#### Aim of the exercise
Will you output all of the data below exactly, omitting the images?

#### Dataset content

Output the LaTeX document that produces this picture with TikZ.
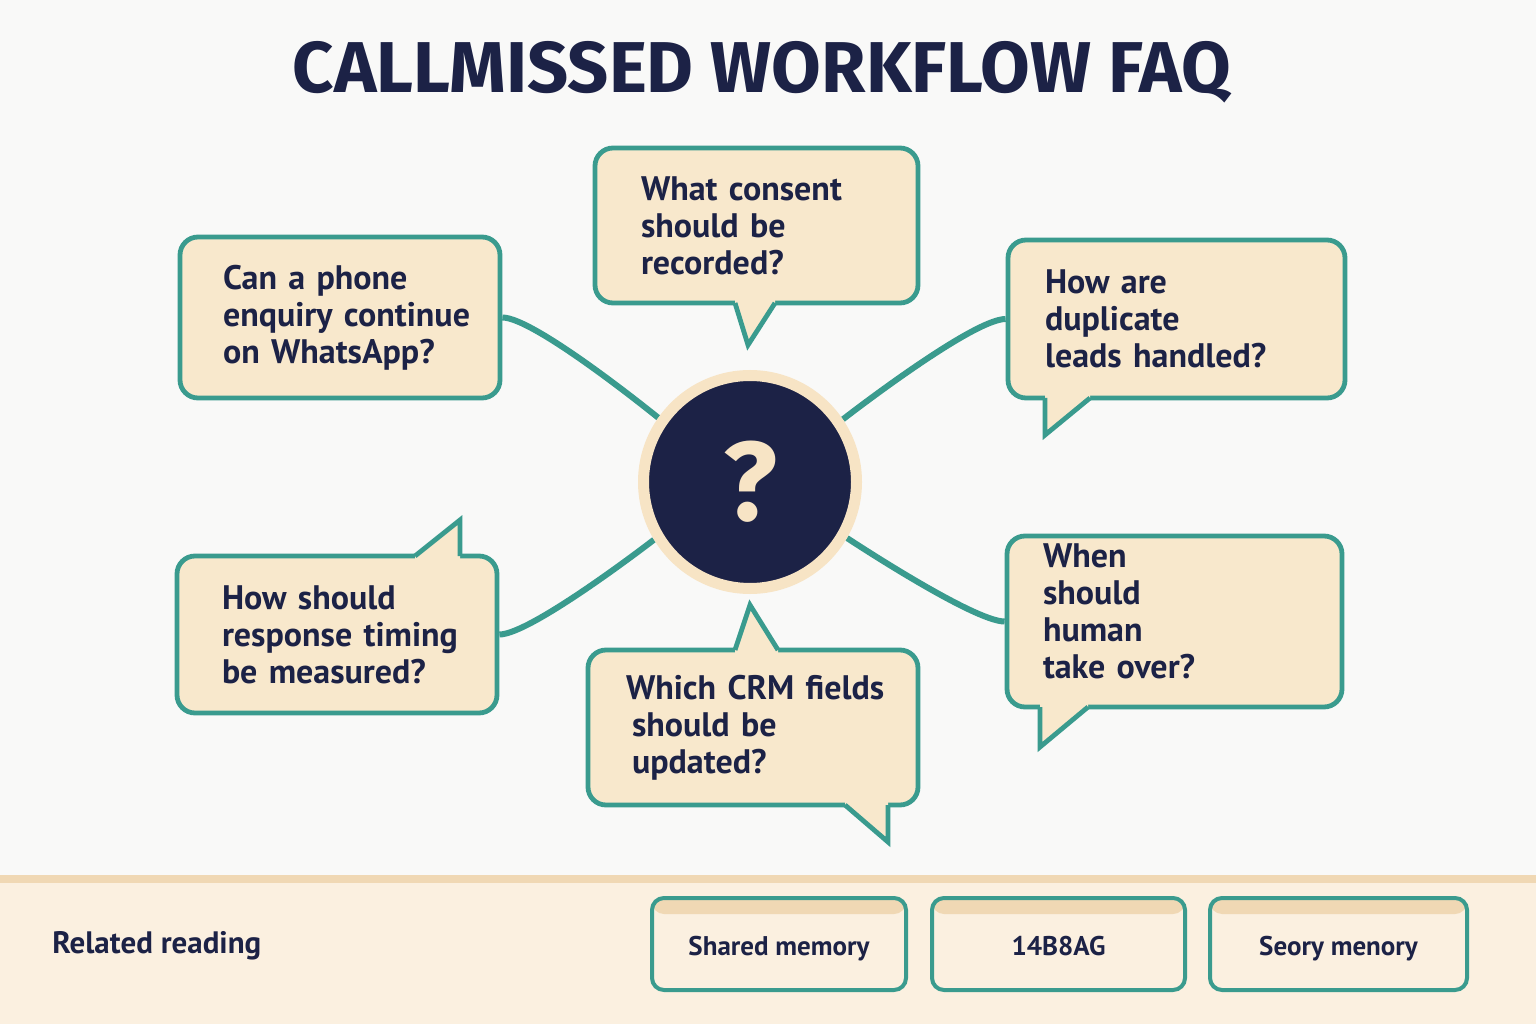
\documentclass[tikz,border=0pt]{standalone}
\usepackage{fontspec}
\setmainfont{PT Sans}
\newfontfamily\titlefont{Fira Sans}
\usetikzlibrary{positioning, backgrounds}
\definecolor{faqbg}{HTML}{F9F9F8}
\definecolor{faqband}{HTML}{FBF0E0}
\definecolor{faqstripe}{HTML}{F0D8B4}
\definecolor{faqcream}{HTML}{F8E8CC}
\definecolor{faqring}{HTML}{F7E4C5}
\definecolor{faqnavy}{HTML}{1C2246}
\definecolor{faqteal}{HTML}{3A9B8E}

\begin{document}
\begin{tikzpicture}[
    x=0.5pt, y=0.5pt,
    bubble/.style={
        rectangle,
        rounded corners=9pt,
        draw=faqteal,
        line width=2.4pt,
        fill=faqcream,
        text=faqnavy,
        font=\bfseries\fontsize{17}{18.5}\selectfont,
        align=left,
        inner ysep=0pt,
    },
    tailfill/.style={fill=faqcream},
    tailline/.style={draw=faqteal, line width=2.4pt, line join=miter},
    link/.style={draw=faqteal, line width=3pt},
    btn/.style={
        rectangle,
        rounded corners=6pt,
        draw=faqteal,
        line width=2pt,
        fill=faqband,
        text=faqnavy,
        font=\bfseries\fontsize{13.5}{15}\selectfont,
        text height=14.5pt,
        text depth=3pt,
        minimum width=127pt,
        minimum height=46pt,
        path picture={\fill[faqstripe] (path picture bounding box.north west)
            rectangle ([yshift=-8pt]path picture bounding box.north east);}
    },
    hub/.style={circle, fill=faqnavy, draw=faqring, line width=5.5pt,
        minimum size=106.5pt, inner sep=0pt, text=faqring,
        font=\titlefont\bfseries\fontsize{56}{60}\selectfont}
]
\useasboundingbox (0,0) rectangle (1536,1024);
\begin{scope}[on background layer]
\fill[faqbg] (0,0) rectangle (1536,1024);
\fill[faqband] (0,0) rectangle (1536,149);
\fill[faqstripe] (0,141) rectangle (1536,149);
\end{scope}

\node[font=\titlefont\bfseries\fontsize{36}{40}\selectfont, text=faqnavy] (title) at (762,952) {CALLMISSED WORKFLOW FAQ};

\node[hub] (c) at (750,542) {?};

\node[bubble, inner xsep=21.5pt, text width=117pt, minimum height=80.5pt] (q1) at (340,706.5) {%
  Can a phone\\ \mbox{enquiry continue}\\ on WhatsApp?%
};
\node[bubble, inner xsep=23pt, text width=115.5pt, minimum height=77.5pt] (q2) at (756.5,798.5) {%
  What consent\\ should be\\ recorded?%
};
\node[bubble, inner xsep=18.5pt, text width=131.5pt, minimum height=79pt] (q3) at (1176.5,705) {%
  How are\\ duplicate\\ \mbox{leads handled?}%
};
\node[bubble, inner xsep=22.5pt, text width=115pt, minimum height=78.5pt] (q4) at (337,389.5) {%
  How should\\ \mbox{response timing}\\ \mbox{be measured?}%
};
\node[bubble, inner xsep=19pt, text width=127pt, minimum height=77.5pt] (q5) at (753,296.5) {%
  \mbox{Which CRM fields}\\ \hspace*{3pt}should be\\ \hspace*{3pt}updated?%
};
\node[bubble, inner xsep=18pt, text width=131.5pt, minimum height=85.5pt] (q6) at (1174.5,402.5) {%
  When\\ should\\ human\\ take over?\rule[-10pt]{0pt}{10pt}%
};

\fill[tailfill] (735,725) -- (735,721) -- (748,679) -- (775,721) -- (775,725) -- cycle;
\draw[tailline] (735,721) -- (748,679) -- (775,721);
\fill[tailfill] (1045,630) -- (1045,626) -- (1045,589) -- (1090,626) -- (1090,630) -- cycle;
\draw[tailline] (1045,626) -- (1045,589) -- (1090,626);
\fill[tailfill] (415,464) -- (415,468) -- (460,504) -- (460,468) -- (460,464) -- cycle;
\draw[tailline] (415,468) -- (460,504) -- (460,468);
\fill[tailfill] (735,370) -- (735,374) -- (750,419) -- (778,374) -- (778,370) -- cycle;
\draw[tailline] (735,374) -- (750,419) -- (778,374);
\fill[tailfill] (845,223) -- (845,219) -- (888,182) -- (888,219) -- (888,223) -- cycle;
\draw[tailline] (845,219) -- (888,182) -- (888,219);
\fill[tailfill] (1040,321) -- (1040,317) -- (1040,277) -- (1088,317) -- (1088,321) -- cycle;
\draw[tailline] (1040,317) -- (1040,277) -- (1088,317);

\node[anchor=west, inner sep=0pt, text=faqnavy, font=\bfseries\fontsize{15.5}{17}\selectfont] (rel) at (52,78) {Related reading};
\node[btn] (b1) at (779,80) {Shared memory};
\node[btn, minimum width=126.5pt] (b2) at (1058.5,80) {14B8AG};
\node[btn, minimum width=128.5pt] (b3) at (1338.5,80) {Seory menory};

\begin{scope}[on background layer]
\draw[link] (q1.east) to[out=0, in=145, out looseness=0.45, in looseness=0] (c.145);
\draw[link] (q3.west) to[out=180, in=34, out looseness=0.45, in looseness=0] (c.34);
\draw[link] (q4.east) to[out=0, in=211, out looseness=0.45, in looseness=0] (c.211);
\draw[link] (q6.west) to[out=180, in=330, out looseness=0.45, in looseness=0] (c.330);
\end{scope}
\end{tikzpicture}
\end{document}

#### Result
Output the LaTeX document that produces this picture with TikZ.
\documentclass[tikz,border=0pt]{standalone}
\usepackage{fontspec}
\setmainfont{PT Sans}
\newfontfamily\titlefont{Fira Sans}
\usetikzlibrary{positioning, backgrounds}
\definecolor{faqbg}{HTML}{F9F9F8}
\definecolor{faqband}{HTML}{FBF0E0}
\definecolor{faqstripe}{HTML}{F0D8B4}
\definecolor{faqcream}{HTML}{F8E8CC}
\definecolor{faqring}{HTML}{F7E4C5}
\definecolor{faqnavy}{HTML}{1C2246}
\definecolor{faqteal}{HTML}{3A9B8E}

\begin{document}
\begin{tikzpicture}[
    x=0.5pt, y=0.5pt,
    bubble/.style={
        rectangle,
        rounded corners=9pt,
        draw=faqteal,
        line width=2.4pt,
        fill=faqcream,
        text=faqnavy,
        font=\bfseries\fontsize{17}{18.5}\selectfont,
        align=left,
        inner ysep=0pt,
    },
    tailfill/.style={fill=faqcream},
    tailline/.style={draw=faqteal, line width=2.4pt, line join=miter},
    link/.style={draw=faqteal, line width=3pt},
    btn/.style={
        rectangle,
        rounded corners=6pt,
        draw=faqteal,
        line width=2pt,
        fill=faqband,
        text=faqnavy,
        font=\bfseries\fontsize{13.5}{15}\selectfont,
        text height=14.5pt,
        text depth=3pt,
        minimum width=127pt,
        minimum height=46pt,
        path picture={\fill[faqstripe] (path picture bounding box.north west)
            rectangle ([yshift=-8pt]path picture bounding box.north east);}
    },
    hub/.style={circle, fill=faqnavy, draw=faqring, line width=5.5pt,
        minimum size=106.5pt, inner sep=0pt, text=faqring,
        font=\titlefont\bfseries\fontsize{56}{60}\selectfont}
]
\useasboundingbox (0,0) rectangle (1536,1024);
\begin{scope}[on background layer]
\fill[faqbg] (0,0) rectangle (1536,1024);
\fill[faqband] (0,0) rectangle (1536,149);
\fill[faqstripe] (0,141) rectangle (1536,149);
\end{scope}

\node[font=\titlefont\bfseries\fontsize{36}{40}\selectfont, text=faqnavy] (title) at (762,952) {CALLMISSED WORKFLOW FAQ};

\node[hub] (c) at (750,542) {?};

\node[bubble, inner xsep=21.5pt, text width=117pt, minimum height=80.5pt] (q1) at (340,706.5) {%
  Can a phone\\ \mbox{enquiry continue}\\ on WhatsApp?%
};
\node[bubble, inner xsep=23pt, text width=115.5pt, minimum height=77.5pt] (q2) at (756.5,798.5) {%
  What consent\\ should be\\ recorded?%
};
\node[bubble, inner xsep=18.5pt, text width=131.5pt, minimum height=79pt] (q3) at (1176.5,705) {%
  How are\\ duplicate\\ \mbox{leads handled?}%
};
\node[bubble, inner xsep=22.5pt, text width=115pt, minimum height=78.5pt] (q4) at (337,389.5) {%
  How should\\ \mbox{response timing}\\ \mbox{be measured?}%
};
\node[bubble, inner xsep=19pt, text width=127pt, minimum height=77.5pt] (q5) at (753,296.5) {%
  \mbox{Which CRM fields}\\ \hspace*{3pt}should be\\ \hspace*{3pt}updated?%
};
\node[bubble, inner xsep=18pt, text width=131.5pt, minimum height=85.5pt] (q6) at (1174.5,402.5) {%
  When\\ should\\ human\\ take over?\rule[-10pt]{0pt}{10pt}%
};

\fill[tailfill] (735,725) -- (735,721) -- (748,679) -- (775,721) -- (775,725) -- cycle;
\draw[tailline] (735,721) -- (748,679) -- (775,721);
\fill[tailfill] (1045,630) -- (1045,626) -- (1045,589) -- (1090,626) -- (1090,630) -- cycle;
\draw[tailline] (1045,626) -- (1045,589) -- (1090,626);
\fill[tailfill] (415,464) -- (415,468) -- (460,504) -- (460,468) -- (460,464) -- cycle;
\draw[tailline] (415,468) -- (460,504) -- (460,468);
\fill[tailfill] (735,370) -- (735,374) -- (750,419) -- (778,374) -- (778,370) -- cycle;
\draw[tailline] (735,374) -- (750,419) -- (778,374);
\fill[tailfill] (845,223) -- (845,219) -- (888,182) -- (888,219) -- (888,223) -- cycle;
\draw[tailline] (845,219) -- (888,182) -- (888,219);
\fill[tailfill] (1040,321) -- (1040,317) -- (1040,277) -- (1088,317) -- (1088,321) -- cycle;
\draw[tailline] (1040,317) -- (1040,277) -- (1088,317);

\node[anchor=west, inner sep=0pt, text=faqnavy, font=\bfseries\fontsize{15.5}{17}\selectfont] (rel) at (52,78) {Related reading};
\node[btn] (b1) at (779,80) {Shared memory};
\node[btn, minimum width=126.5pt] (b2) at (1058.5,80) {14B8AG};
\node[btn, minimum width=128.5pt] (b3) at (1338.5,80) {Seory menory};

\begin{scope}[on background layer]
\draw[link] (q1.east) to[out=0, in=145, out looseness=0.45, in looseness=0] (c.145);
\draw[link] (q3.west) to[out=180, in=34, out looseness=0.45, in looseness=0] (c.34);
\draw[link] (q4.east) to[out=0, in=211, out looseness=0.45, in looseness=0] (c.211);
\draw[link] (q6.west) to[out=180, in=330, out looseness=0.45, in looseness=0] (c.330);
\end{scope}
\end{tikzpicture}
\end{document}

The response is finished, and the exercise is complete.